“Using these cells to find out which drugs work on an individual’s cells based on their genetics is a very promising new technology,” says geneticist Leroy Hood of the Institute for Systems Biology in Seattle, “though we have yet to see how promising.”
The cells provided by CDI also offer a ready supply for scientists conducting basic research in how cardiac cells function. But they do not come cheap. Palay says they cost about $1,000 for a vial, compared to about $800 for cells from cadavers, though the latter are not as readily available, and they don’t beat in a petri dish, limiting researchers’ ability to study the electrodynamics of heart cells.
IPS-derived cells also have the potential to become a powerful predictive tool when combined with genetic profiling that identifies genetic predispositions to adverse reactions to drugs. Cells derived from people with DNA markers giving them a high risk for side effects from a drug can be tested to determine if the risk is real before they ever take the medication.
“Before CDI, these cells were very difficult to obtain, and we would only get tiny amounts,” says stem cell biologist Sandra Engle, a senior principal scientist at Pfizer. “This doesn’t work for high-throughput testing for drugs.” Researchers use high throughput processes to test up to thousands of different drug compound candidates to see which work and are safe.
The cells also allow researchers to test cells from the same stem-cell stock over time as they develop drugs, which can take years, explains Engle. “We could not do that before.” Researchers also can check drugs on cells from different types of patients to see if there are different reactions, and study why some cells become diseased.

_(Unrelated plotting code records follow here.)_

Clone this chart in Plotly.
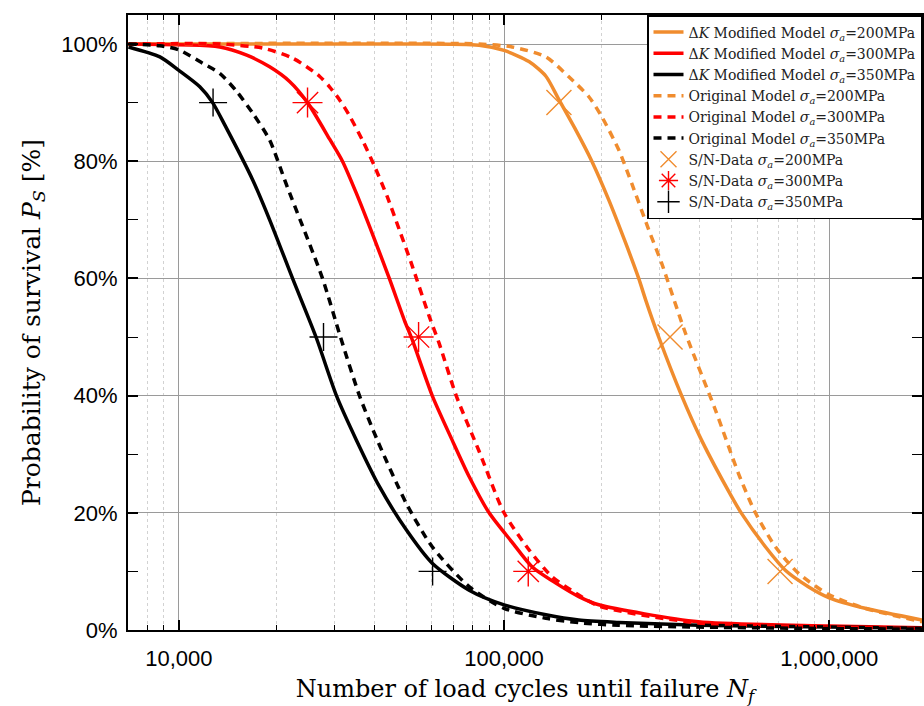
import plotly.graph_objects as go

# ---------------- data ----------------
# Delta-K modified model, sigma_a = 350 MPa
n_mod_350 = [7000, 8743, 10000, 11600, 12700, 13840, 16870, 19020, 22370, 26410, 30520, 35160,
             41360, 50050, 60130, 78080, 100000, 134500, 169800, 225400, 396300, 1000000, 1930000]
p_mod_350 = [0.995, 0.978, 0.955, 0.927, 0.90, 0.862, 0.768, 0.700, 0.60, 0.50, 0.40, 0.324,
             0.245, 0.171, 0.114, 0.068, 0.043, 0.026, 0.017, 0.013, 0.008, 0.005, 0.003]
# Original model, sigma_a = 350 MPa
n_org_350 = [7000, 8743, 10000, 11850, 13360, 15060, 16870, 19020, 21450, 27650, 31400,
             35920, 40770, 50050, 60130, 78080, 100000, 134500, 169800, 225400, 396300, 1000000, 1930000]
p_org_350 = [1.0, 0.997, 0.99, 0.967, 0.95, 0.919, 0.882, 0.836, 0.759, 0.60, 0.50,
             0.40, 0.324, 0.216, 0.142, 0.074, 0.037, 0.020, 0.0125, 0.008, 0.005, 0.0025, 0.0015]
# Delta-K modified model, sigma_a = 300 MPa
n_mod_300 = [7000, 13360, 16170, 19020, 21900, 24870, 29060, 31850, 35160, 39370, 44380, 49350,
             52220, 60130, 69260, 78080, 89960, 105800, 121900, 144300, 169800, 195600, 396300,
             1000000, 1930000]
p_mod_300 = [1.0, 0.995, 0.981, 0.961, 0.936, 0.90, 0.838, 0.80, 0.745, 0.676, 0.60, 0.529,
             0.495, 0.40, 0.324, 0.262, 0.20, 0.150, 0.108, 0.080, 0.057, 0.043, 0.014,
             0.007, 0.004]
# Original model, sigma_a = 300 MPa
n_org_300 = [7000, 13360, 18100, 22370, 27070, 29060, 31180, 33450, 36680, 39930, 43770, 47640,
             51850, 58890, 63180, 71260, 83820, 100000, 119300, 140400, 166300, 195600,
             396300, 1000000, 1930000]
p_org_300 = [1.0, 1.0, 0.993, 0.976, 0.945, 0.927, 0.905, 0.878, 0.836, 0.792, 0.739, 0.683,
             0.626, 0.535, 0.489, 0.40, 0.305, 0.20, 0.137, 0.091, 0.063, 0.041,
             0.012, 0.005, 0.0025]
# Delta-K modified model, sigma_a = 200 MPa
n_mod_200 = [7000, 47640, 83820, 100000, 119300, 134500, 147500, 166300, 186200, 209900, 236700,
             259500, 272700, 298900, 351600, 404900, 500500, 537300, 636400, 732800, 862300,
             1000000, 1289000, 1930000]
p_mod_200 = [1.0, 1.0, 0.998, 0.989, 0.970, 0.945, 0.905, 0.853, 0.80, 0.734, 0.66,
             0.60, 0.563, 0.50, 0.40, 0.324, 0.228, 0.199, 0.142, 0.102, 0.074,
             0.055, 0.037, 0.017]
# Original model, sigma_a = 200 MPa
n_org_200 = [7000, 83820, 105800, 134500, 158200, 182300, 199800, 225400, 247000, 278600, 305200,
             361600, 447000, 526000, 592900, 683000, 803400, 1000000, 1289000, 1930000]
p_org_200 = [1.0, 1.0, 0.995, 0.978, 0.944, 0.91, 0.876, 0.819, 0.762, 0.683, 0.626,
             0.506, 0.375, 0.267, 0.20, 0.142, 0.097, 0.06, 0.037, 0.014]
# S/N test data
sn_levels = [0.9, 0.5, 0.1]
sn_200 = [147500, 324000, 706000]
sn_300 = [24870, 54600, 118700]
sn_350 = [12740, 27850, 60300]

x_tick_vals = [10000, 100000, 1000000]
x_tick_text = ["10,000", "100,000", "1,000,000"]

# ---------------- styling ----------------
ORANGE = "#F08C2E"
RED = "#FF0000"
BLACK = "#000000"
SERIF = "DejaVu Serif, serif"
SANS = "Liberation Sans, Arial, sans-serif"
LW = 3.5
DASH = "8px,6px"

def nm(prefix, s):
    return f"{prefix} <i>σ</i><sub><i>a</i></sub>={s}MPa"

fig = go.Figure()
mods = [(n_mod_200, p_mod_200, ORANGE, "200"), (n_mod_300, p_mod_300, RED, "300"),
        (n_mod_350, p_mod_350, BLACK, "350")]
for n, p, c, s in mods:
    fig.add_trace(go.Scatter(x=n, y=p, mode="lines",
                             line=dict(color=c, width=LW, shape="spline", smoothing=0.7),
                             name=nm("Δ<i>K</i> Modified Model", s)))
orgs = [(n_org_200, p_org_200, ORANGE, "200"), (n_org_300, p_org_300, RED, "300"),
        (n_org_350, p_org_350, BLACK, "350")]
for n, p, c, s in orgs:
    fig.add_trace(go.Scatter(x=n, y=p, mode="lines",
                             line=dict(color=c, width=LW, dash=DASH, shape="spline", smoothing=0.7),
                             name=nm("Original Model", s)))
sns = [(sn_200, ORANGE, "x-thin-open", 25, "200"), (sn_300, RED, "asterisk-open", 25, "300"),
       (sn_350, BLACK, "cross-thin-open", 20, "350")]
for n, c, sym, sz, s in sns:
    fig.add_trace(go.Scatter(x=n, y=sn_levels, mode="markers",
                             marker=dict(symbol=sym, size=sz, color=c, line=dict(color=c, width=1.4)),
                             name=nm("S/N-Data", s)))

minor_x = [m * 10 ** e for e in range(3, 7) for m in range(2, 10)]

fig.update_layout(
    width=924, height=706,
    margin=dict(l=128, r=0, t=15, b=76),
    plot_bgcolor="white", paper_bgcolor="white",
    font=dict(family=SERIF, color="black"),
    legend=dict(x=1, y=1, xanchor="right", yanchor="top", bgcolor="white",
                bordercolor="black", borderwidth=1.5,
                font=dict(family=SERIF, size=14, color="#222"),
                tracegroupgap=0, itemwidth=30),
    xaxis=dict(type="log", range=[3.8436, 6.2853],
               tickvals=x_tick_vals, ticktext=x_tick_text,
               ticks="inside", ticklen=10, tickwidth=1.5, tickcolor="black",
               showline=True, linecolor="black", linewidth=2, mirror="allticks",
               showgrid=True, gridcolor="#9a9a9a", gridwidth=1,
               tickfont=dict(family=SANS, size=22, color="black"),
               ticklabelstandoff=8,
               minor=dict(tickvals=minor_x, ticks="inside", ticklen=5, tickwidth=1.2,
                          tickcolor="black", showgrid=True, gridcolor="#d2d2d2",
                          griddash="dot", gridwidth=1),
               title=dict(text="Number of load cycles until failure <i>N</i><sub><i>f</i></sub>",
                          font=dict(family=SERIF, size=24, color="black"), standoff=12),
               zeroline=False),
    yaxis=dict(range=[0, 1.0495], tickvals=[0, 0.2, 0.4, 0.6, 0.8, 1.0], tickformat=".0%",
               ticks="inside", ticklen=10, tickwidth=1.5, tickcolor="black",
               showline=True, linecolor="black", linewidth=2, mirror="allticks",
               showgrid=True, gridcolor="#9a9a9a", gridwidth=1,
               tickfont=dict(family=SANS, size=22, color="black"),
               ticklabelstandoff=4,
               minor=dict(tickvals=[0.1, 0.3, 0.5, 0.7, 0.9], ticks="inside", ticklen=10,
                          tickwidth=1.2, tickcolor="black", showgrid=False),
               title=dict(text="Probability of survival <i>P</i><sub><i>S</i></sub> [%]",
                          font=dict(family=SERIF, size=25, color="black"), standoff=14),
               zeroline=False),
)

fig.write_html("out.html", config={"displayModeBar": False},
               post_script="document.body.style.margin='0';document.body.style.padding='0';"
                           "document.documentElement.style.overflow='hidden';")
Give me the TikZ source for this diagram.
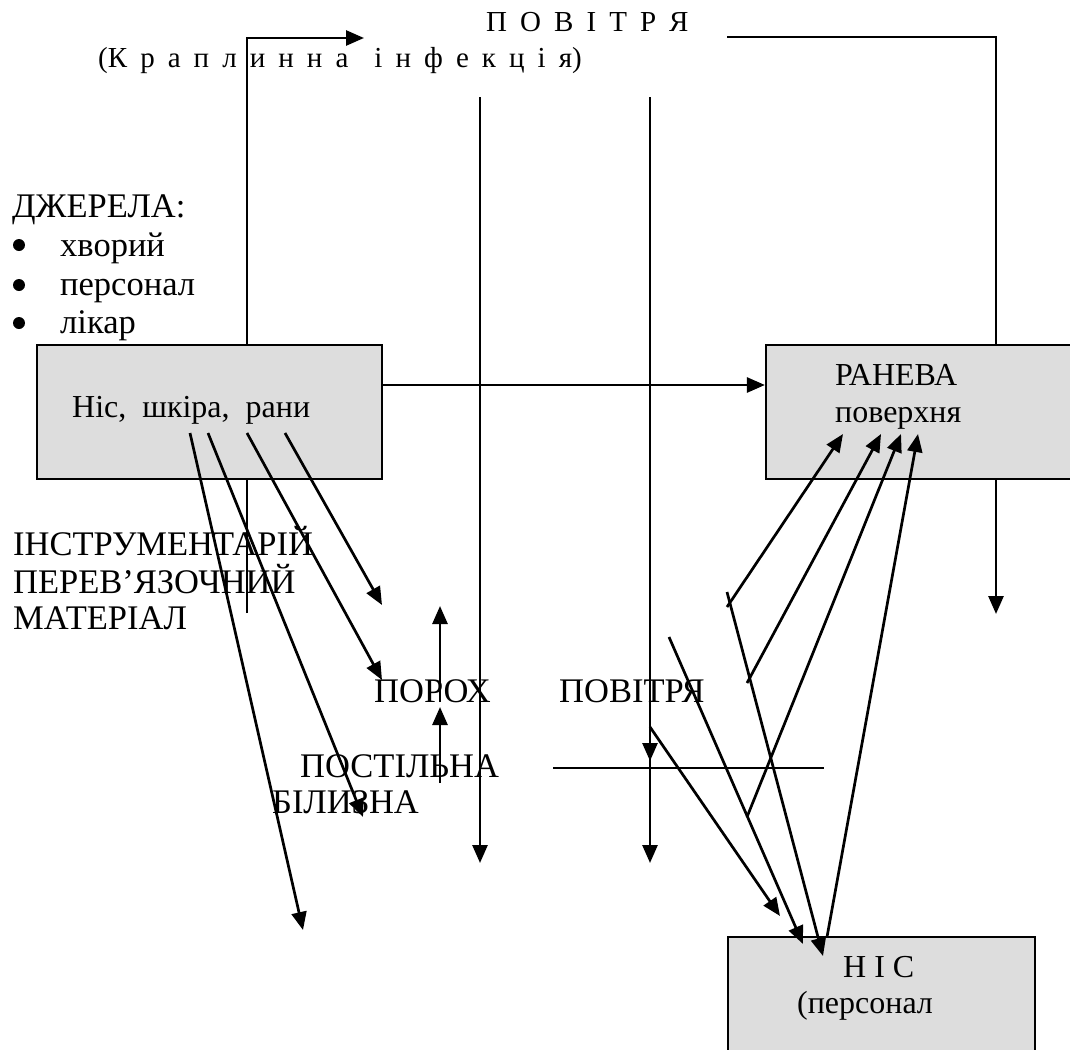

IPS cells are genetically and immunologically compatible with the person who provided the original cells. This means that cardiac and other cells produced from IPS cells won’t be rejected by a person’s immune system, always a possibility with cells that come from donors, animals, or cadavers.
Because of this, IPS-derived cells for the heart and other tissue may one day be a perfect genetic match for effecting repairs to damaged tissue in the heart and elsewhere, though IPS-derived cells cannot yet be used as spare parts. “Therapies using these cells are still a long way to go,” says Palay. “We don’t know yet know how to graft them to grow in human tissue.”
However, personalized drug testing has the potential to become a powerful predictive tool combining genetic profiling with cell-toxicity screening. It could help determine adverse reactions to drugs in genetically high-risk individuals before they ever take a given drug.
“This is a game changer,” says Engle.”It’s going to dramatically change biology and drug development.”